Though I have AuDHD so not sure if the episodic memory is my autism or my ADHD, it feels like ADHD because the thoughts are so bouncy when they come, but it also feels like like autism because it’s anxiously obsessive in a fun way inside my brain once they journey starts.
Also maybe remembering cool megafauna facts is why I forget things I should remember like what house number I live at or what year I was born (genuinely forgot these things, had to go to the front of my house to check, and do maths because I could remember my mums birthday and how old she was when she had me, but not my own birthday or age … Autism and memory is fucking weird)
I forget my own fucking birthday but let me wax poetically about extinct Australian megafauna for a few hours.
Don’t forget remembering your childhood gaffes in perfect detail.

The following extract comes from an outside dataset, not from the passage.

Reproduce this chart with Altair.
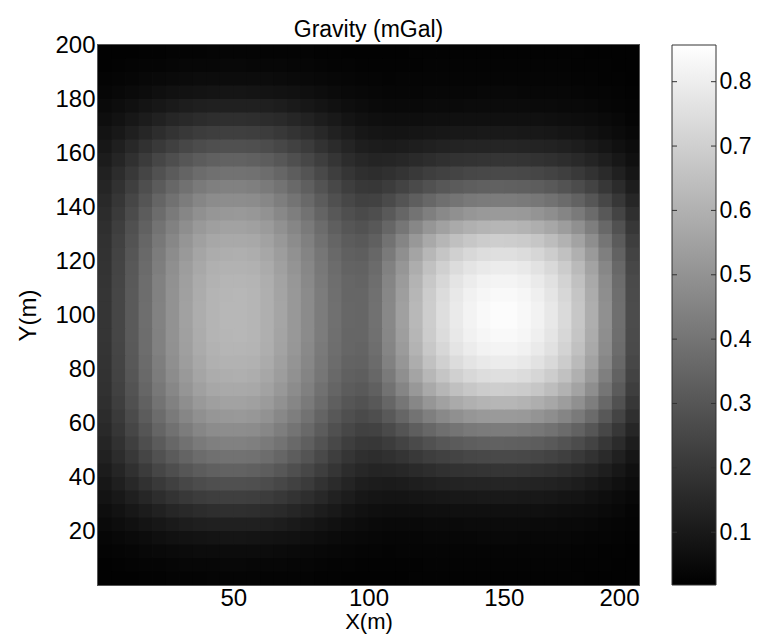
import altair as alt
import pandas as pd

FONT = "Liberation Sans"

title_text = "Gravity (mGal)"
x_title = "X(m)"
y_title = "Y(m)"
x_ticks = [50, 100, 150, 200]
y_ticks = [20, 40, 60, 80, 100, 120, 140, 160, 180, 200]
colorbar_ticks = [0.1, 0.2, 0.3, 0.4, 0.5, 0.6, 0.7, 0.8]
color_domain = [0.018, 0.857]
cell_size = 5
cell_overlap = 0.3   # tiny overlap so that neighbouring cells leave no hairline seams
x_left = list(range(0, 200, 5))
y_bottom = list(range(0, 200, 5))

# gravity (mGal), one row per 5 m strip, from y = 0-5 m up to y = 195-200 m
r00 = [.024,.025,.026,.028,.029,.031,.032,.032,.033,.033,.033,.033,.032,.032,.031,.030,.029,.027,.026,.026,.025,.026,.026,.027,.028,.028,.029,.029,.029,.029,.029,.029,.029,.028,.028,.027,.026,.025,.024,.023]
r01 = [.026,.029,.031,.034,.036,.038,.040,.041,.042,.043,.043,.042,.041,.040,.038,.037,.034,.032,.030,.029,.028,.028,.029,.029,.030,.031,.031,.031,.032,.032,.032,.031,.031,.031,.030,.029,.028,.027,.025,.024]
r02 = [.031,.035,.039,.043,.048,.051,.054,.057,.058,.059,.059,.058,.057,.054,.051,.048,.044,.040,.037,.034,.033,.032,.033,.033,.034,.035,.035,.036,.036,.036,.036,.036,.035,.035,.034,.032,.031,.029,.027,.025]
r03 = [.039,.045,.052,.059,.067,.073,.078,.082,.085,.086,.086,.085,.082,.078,.073,.067,.061,.054,.048,.043,.040,.039,.039,.039,.040,.041,.042,.042,.043,.043,.043,.042,.042,.041,.040,.038,.036,.033,.030,.027]
r04 = [.050,.060,.071,.083,.094,.104,.112,.119,.123,.124,.124,.123,.119,.113,.104,.095,.085,.074,.064,.056,.051,.049,.048,.049,.050,.051,.052,.053,.054,.054,.054,.053,.052,.051,.049,.046,.043,.039,.035,.030]
r05 = [.063,.078,.094,.111,.128,.142,.154,.164,.170,.172,.172,.170,.164,.155,.143,.130,.114,.099,.085,.073,.067,.064,.063,.064,.067,.068,.070,.071,.072,.072,.072,.071,.070,.068,.065,.061,.056,.050,.043,.036]
r06 = [.079,.098,.121,.143,.166,.185,.201,.214,.223,.225,.226,.223,.215,.202,.186,.169,.148,.128,.109,.094,.086,.083,.084,.086,.090,.093,.096,.098,.099,.100,.099,.098,.096,.093,.088,.083,.075,.065,.055,.044]
r07 = [.095,.120,.149,.178,.206,.230,.251,.268,.279,.282,.282,.279,.269,.253,.233,.211,.184,.159,.135,.118,.109,.108,.111,.117,.123,.129,.133,.136,.138,.139,.139,.137,.134,.129,.122,.113,.101,.087,.072,.056]
r08 = [.111,.141,.177,.212,.247,.275,.301,.322,.335,.339,.339,.335,.323,.304,.279,.253,.221,.191,.164,.145,.136,.139,.146,.156,.166,.175,.182,.187,.190,.191,.191,.188,.184,.177,.167,.154,.138,.117,.095,.071]
r09 = [.127,.162,.203,.244,.285,.318,.348,.373,.388,.393,.393,.389,.375,.352,.324,.293,.257,.223,.193,.173,.167,.176,.188,.205,.221,.233,.243,.251,.255,.258,.257,.254,.247,.238,.225,.207,.183,.155,.124,.091]
r10 = [.140,.180,.226,.273,.319,.357,.391,.418,.435,.441,.441,.437,.421,.396,.364,.330,.290,.254,.222,.202,.200,.217,.237,.262,.285,.303,.316,.327,.333,.336,.335,.331,.323,.310,.292,.269,.238,.200,.159,.115]
r11 = [.152,.196,.247,.298,.349,.391,.427,.458,.477,.483,.483,.479,.462,.434,.400,.364,.321,.282,.250,.232,.236,.263,.293,.327,.358,.382,.401,.415,.423,.427,.426,.421,.410,.394,.371,.342,.301,.251,.199,.142]
r12 = [.163,.210,.265,.320,.374,.419,.459,.492,.512,.519,.520,.515,.497,.467,.432,.393,.348,.309,.277,.262,.273,.311,.353,.397,.437,.469,.492,.510,.521,.526,.525,.520,.505,.485,.457,.419,.369,.308,.243,.172]
r13 = [.171,.221,.280,.338,.396,.444,.486,.521,.542,.550,.550,.545,.527,.495,.458,.418,.372,.332,.300,.289,.306,.355,.407,.462,.510,.548,.577,.598,.610,.617,.616,.608,.592,.569,.535,.491,.431,.360,.283,.199]
r14 = [.178,.231,.292,.352,.413,.463,.507,.544,.566,.574,.575,.570,.550,.518,.479,.438,.390,.350,.320,.311,.334,.393,.454,.517,.573,.616,.649,.673,.688,.696,.694,.685,.668,.641,.603,.553,.486,.404,.317,.223]
r15 = [.183,.237,.301,.363,.426,.478,.523,.561,.584,.592,.593,.588,.568,.535,.495,.453,.405,.364,.335,.328,.356,.421,.489,.558,.620,.667,.703,.729,.745,.753,.752,.742,.723,.694,.653,.598,.525,.437,.342,.240]
r16 = [.187,.242,.306,.370,.434,.487,.534,.572,.596,.604,.605,.600,.580,.546,.506,.463,.414,.374,.345,.340,.370,.441,.513,.587,.653,.703,.741,.769,.786,.795,.793,.783,.763,.732,.689,.631,.554,.461,.361,.253]
r17 = [.190,.246,.311,.376,.441,.495,.542,.581,.605,.614,.614,.609,.589,.554,.514,.470,.421,.381,.352,.348,.380,.454,.529,.606,.675,.727,.767,.795,.813,.822,.820,.810,.789,.757,.713,.653,.573,.477,.374,.262]
r18 = [.191,.247,.313,.378,.444,.498,.545,.585,.609,.618,.619,.613,.593,.558,.517,.474,.425,.384,.355,.352,.386,.462,.539,.618,.688,.741,.781,.811,.829,.838,.837,.826,.805,.772,.727,.666,.584,.486,.380,.266]
r19 = [.191,.248,.314,.380,.445,.499,.547,.586,.611,.620,.620,.615,.595,.560,.519,.475,.426,.386,.357,.354,.389,.466,.544,.624,.694,.748,.789,.819,.837,.847,.846,.834,.813,.780,.734,.672,.590,.491,.384,.268]
r20 = [.191,.248,.314,.380,.445,.499,.547,.586,.611,.620,.620,.615,.595,.560,.519,.475,.426,.386,.357,.354,.389,.466,.544,.624,.694,.748,.789,.819,.837,.847,.846,.834,.813,.780,.734,.672,.590,.491,.384,.268]
r21 = [.191,.247,.313,.378,.444,.498,.545,.585,.609,.618,.619,.613,.593,.558,.517,.474,.425,.384,.355,.352,.386,.462,.539,.618,.688,.741,.781,.811,.829,.838,.837,.826,.805,.772,.727,.666,.584,.486,.380,.266]
r22 = [.190,.246,.311,.376,.441,.495,.542,.581,.605,.614,.614,.609,.589,.554,.514,.470,.421,.381,.352,.348,.380,.454,.529,.606,.675,.727,.767,.795,.813,.822,.820,.810,.789,.757,.713,.653,.573,.477,.374,.262]
r23 = [.187,.242,.306,.370,.434,.487,.534,.572,.596,.604,.605,.600,.580,.546,.506,.463,.414,.374,.345,.340,.370,.441,.513,.587,.653,.703,.741,.769,.786,.795,.793,.783,.763,.732,.689,.631,.554,.461,.361,.253]
r24 = [.183,.237,.301,.363,.426,.478,.523,.561,.584,.592,.593,.588,.568,.535,.495,.453,.405,.364,.335,.328,.356,.421,.489,.558,.620,.667,.703,.729,.745,.753,.752,.742,.723,.694,.653,.598,.525,.437,.342,.240]
r25 = [.178,.231,.292,.352,.413,.463,.507,.544,.566,.574,.575,.570,.550,.518,.479,.438,.390,.350,.320,.311,.334,.393,.454,.517,.573,.616,.649,.673,.688,.696,.694,.685,.668,.641,.603,.553,.486,.404,.317,.223]
r26 = [.171,.221,.280,.338,.396,.444,.486,.521,.542,.550,.550,.545,.527,.495,.458,.418,.372,.332,.300,.289,.306,.355,.407,.462,.510,.548,.577,.598,.610,.617,.616,.608,.592,.569,.535,.491,.431,.360,.283,.199]
r27 = [.163,.210,.265,.320,.374,.419,.459,.492,.512,.519,.520,.515,.497,.467,.432,.393,.348,.309,.277,.262,.273,.311,.353,.397,.437,.469,.492,.510,.521,.526,.525,.520,.505,.485,.457,.419,.369,.308,.243,.172]
r28 = [.152,.196,.247,.298,.349,.391,.427,.458,.477,.483,.483,.479,.462,.434,.400,.364,.321,.282,.250,.232,.236,.263,.293,.327,.358,.382,.401,.415,.423,.427,.426,.421,.410,.394,.371,.342,.301,.251,.199,.142]
r29 = [.140,.180,.226,.273,.319,.357,.391,.418,.435,.441,.441,.437,.421,.396,.364,.330,.290,.254,.222,.202,.200,.217,.237,.262,.285,.303,.316,.327,.333,.336,.335,.331,.323,.310,.292,.269,.238,.200,.159,.115]
r30 = [.127,.162,.203,.244,.285,.318,.348,.373,.388,.393,.393,.389,.375,.352,.324,.293,.257,.223,.193,.173,.167,.176,.188,.205,.221,.233,.243,.251,.255,.258,.257,.254,.247,.238,.225,.207,.183,.155,.124,.091]
r31 = [.111,.141,.177,.212,.247,.275,.301,.322,.335,.339,.339,.335,.323,.304,.279,.253,.221,.191,.164,.145,.136,.139,.146,.156,.166,.175,.182,.187,.190,.191,.191,.188,.184,.177,.167,.154,.138,.117,.095,.071]
r32 = [.095,.120,.149,.178,.206,.230,.251,.268,.279,.282,.282,.279,.269,.253,.233,.211,.184,.159,.135,.118,.109,.108,.111,.117,.123,.129,.133,.136,.138,.139,.139,.137,.134,.129,.122,.113,.101,.087,.072,.056]
r33 = [.079,.098,.121,.143,.166,.185,.201,.214,.223,.225,.226,.223,.215,.202,.186,.169,.148,.128,.109,.094,.086,.083,.084,.086,.090,.093,.096,.098,.099,.100,.099,.098,.096,.093,.088,.083,.075,.065,.055,.044]
r34 = [.063,.078,.094,.111,.128,.142,.154,.164,.170,.172,.172,.170,.164,.155,.143,.130,.114,.099,.085,.073,.067,.064,.063,.064,.067,.068,.070,.071,.072,.072,.072,.071,.070,.068,.065,.061,.056,.050,.043,.036]
r35 = [.050,.060,.071,.083,.094,.104,.112,.119,.123,.124,.124,.123,.119,.113,.104,.095,.085,.074,.064,.056,.051,.049,.048,.049,.050,.051,.052,.053,.054,.054,.054,.053,.052,.051,.049,.046,.043,.039,.035,.030]
r36 = [.039,.045,.052,.059,.067,.073,.078,.082,.085,.086,.086,.085,.082,.078,.073,.067,.061,.054,.048,.043,.040,.039,.039,.039,.040,.041,.042,.042,.043,.043,.043,.042,.042,.041,.040,.038,.036,.033,.030,.027]
r37 = [.031,.035,.039,.043,.048,.051,.054,.057,.058,.059,.059,.058,.057,.054,.051,.048,.044,.040,.037,.034,.033,.032,.033,.033,.034,.035,.035,.036,.036,.036,.036,.036,.035,.035,.034,.032,.031,.029,.027,.025]
r38 = [.026,.029,.031,.034,.036,.038,.040,.041,.042,.043,.043,.042,.041,.040,.038,.037,.034,.032,.030,.029,.028,.028,.029,.029,.030,.031,.031,.031,.032,.032,.032,.031,.031,.031,.030,.029,.028,.027,.025,.024]
r39 = [.024,.025,.026,.028,.029,.031,.032,.032,.033,.033,.033,.033,.032,.032,.031,.030,.029,.027,.026,.026,.025,.026,.026,.027,.028,.028,.029,.029,.029,.029,.029,.029,.029,.028,.028,.027,.026,.025,.024,.023]

rows = [r00, r01, r02, r03, r04, r05, r06, r07, r08, r09,
        r10, r11, r12, r13, r14, r15, r16, r17, r18, r19,
        r20, r21, r22, r23, r24, r25, r26, r27, r28, r29,
        r30, r31, r32, r33, r34, r35, r36, r37, r38, r39]

records = []
for j, row in enumerate(rows):
    for i, v in enumerate(row):
        records.append({
            "x0": x_left[i], "x1": x_left[i] + cell_size + cell_overlap,
            "y0": y_bottom[j], "y1": y_bottom[j] + cell_size + cell_overlap,
            "g": v,
        })
df = pd.DataFrame(records)
tick_df = pd.DataFrame({"t": colorbar_ticks})
bar_df = pd.DataFrame({"lo": [color_domain[0]], "hi": [color_domain[1]]})

W, H = 541, 540
BAR_X0, BAR_X1 = 574, 618   # colour bar placement, pixels right of the plot's left edge

gray = alt.Scale(domain=color_domain, range=["#000000", "#ffffff"], interpolate="rgb", clamp=True)

heat = alt.Chart(df).mark_rect(clip=True).encode(
    x=alt.X("x0:Q", scale=alt.Scale(domain=[0, 200], nice=False, zero=False),
            axis=alt.Axis(values=x_ticks, title=x_title, labelPadding=1, titlePadding=1,
                          labelFontSize=24, titleFontSize=22)),
    x2="x1:Q",
    y=alt.Y("y0:Q", scale=alt.Scale(domain=[0, 200], nice=False, zero=False),
            axis=alt.Axis(values=y_ticks, title=y_title, labelPadding=3, titlePadding=14,
                          labelFontSize=24, titleFontSize=24)),
    y2="y1:Q",
    color=alt.Color("g:Q", scale=gray, legend=None),
)

cb_scale = alt.Scale(domain=color_domain, nice=False, zero=False)
bar_fill = alt.LinearGradient(
    gradient="linear",
    stops=[alt.GradientStop(color="#000000", offset=0),
           alt.GradientStop(color="#ffffff", offset=1)],
    x1=0, x2=0, y1=1, y2=0,
)
colorbar = alt.Chart(bar_df).mark_rect(fill=bar_fill, stroke="#333333", strokeWidth=1).encode(
    y=alt.Y("lo:Q", scale=cb_scale,
            axis=alt.Axis(orient="right", offset=BAR_X1 - W, values=colorbar_ticks,
                          format=".1f", title=None, labelPadding=3, labelFontSize=23)),
    y2="hi:Q",
    x=alt.value(BAR_X0), x2=alt.value(BAR_X1),
)
ticks_left = alt.Chart(tick_df).mark_rule(color="#333333", strokeWidth=1).encode(
    y=alt.Y("t:Q", scale=cb_scale, axis=None),
    x=alt.value(BAR_X0), x2=alt.value(BAR_X0 + 5),
)
ticks_right = alt.Chart(tick_df).mark_rule(color="#333333", strokeWidth=1).encode(
    y=alt.Y("t:Q", scale=cb_scale, axis=None),
    x=alt.value(BAR_X1 - 5), x2=alt.value(BAR_X1),
)

chart = alt.layer(heat, colorbar, ticks_left, ticks_right).resolve_scale(
    y="independent"
).properties(
    width=W, height=H,
    padding={"left": 90, "top": 37, "right": 113, "bottom": 49},
    autosize=alt.AutoSizeParams(type="none"),
    title=alt.Title(title_text, offset=-9),
).configure_view(
    stroke="#555555", strokeWidth=2
).configure_axis(
    labelFont=FONT, labelColor="black",
    titleFont=FONT, titleFontWeight="normal", titleColor="black",
    domain=False, ticks=False, grid=False,
).configure_title(
    font=FONT, fontSize=23, fontWeight="normal", color="black", anchor="middle",
)

chart.save("out.html", embed_options={"renderer": "svg", "actions": False})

But give me a minute to set myself the mental stage and start rambling about how as a kid I was obsessed with this old faux taxidermy at the Melbourne museum because it was like a derpy wombat horse
Have you stopped by recently? Although not mammalian megafauna, they’ve rather expanded on the saurian section.

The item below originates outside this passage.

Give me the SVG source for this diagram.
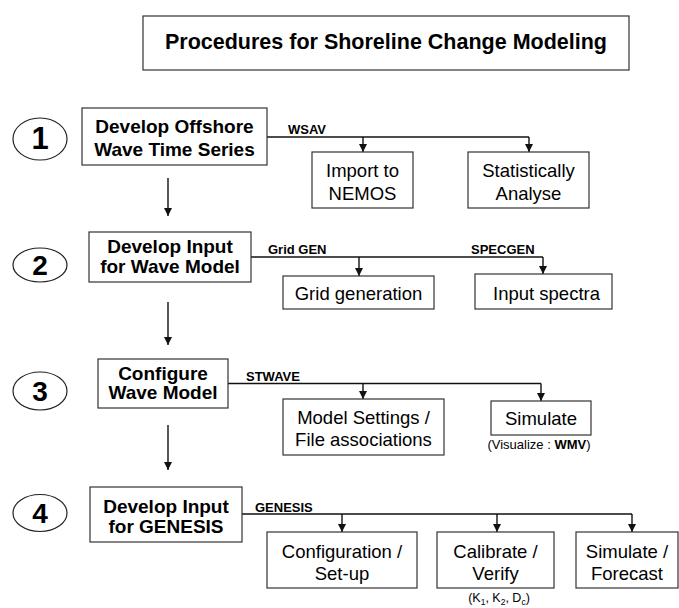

It’s like a trance, and it’s really hard to stop once you start, but you can’t just pick up into it, something has to trigger the memory to surface, like seeing a certain train go past to remember specific train facts, or in my case thinking about where you I was and who I was with when I first learned some of the best facts about my thing.

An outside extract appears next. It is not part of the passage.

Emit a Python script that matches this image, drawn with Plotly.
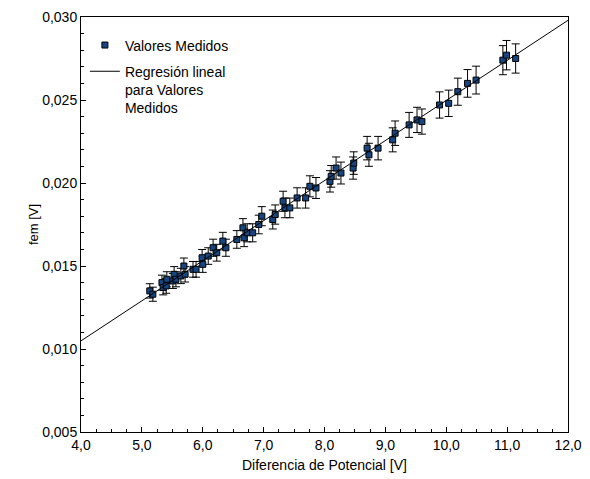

At least for me personally, it doesn’t work so well if I’m quizzed on the spot about it, but I do have an ongoing portion of my brain that constantly cycles through the interest, to the point where it will start leaking into everything else, or I pick up on it like a gun to an MRI machine.
Though I have AuDHD so not sure if the episodic memory is my autism or my ADHD, it feels like ADHD because the thoughts are so bouncy when they come, but it also feels like like autism because it’s anxiously obsessive in a fun way inside my brain once they journey starts.
Bit of both? But it doesn’t help that things like depression and anxiety can also affect memory, both of which can be comorbid with either.
Yep! My brain works similarly. I essentially set bookmarks in stories for specific information. Although it can backfire when I answer without considering where I am or who I’m talking to first, which is why I’ll occasionally say horrifying, arrogant or otherwise tone-deaf stories without realizing it beforehand.
“Sorry that story involved a graphic injury and/or abusive situation, that was just the required-context paragraph for any story in that folder in my brain. It’s worked in similar social settings before, like with my therapist or with the school guidance counselor right after it happened, so I didn’t realize it wasnt appropriate in this job interview.”
“For the third time, please leave.”
“They all have similarly vague ‘clinical’ vibes though, right? You can see how I got confused.”
Depends on the flavour of autism, I guess. My partner’s autistic and can remember some things pretty well, but struggles a lot with others.
I have a cousin who’s on the spectrum; I’m pretty sure he knows more about Japanese automobiles than he knows about his own children.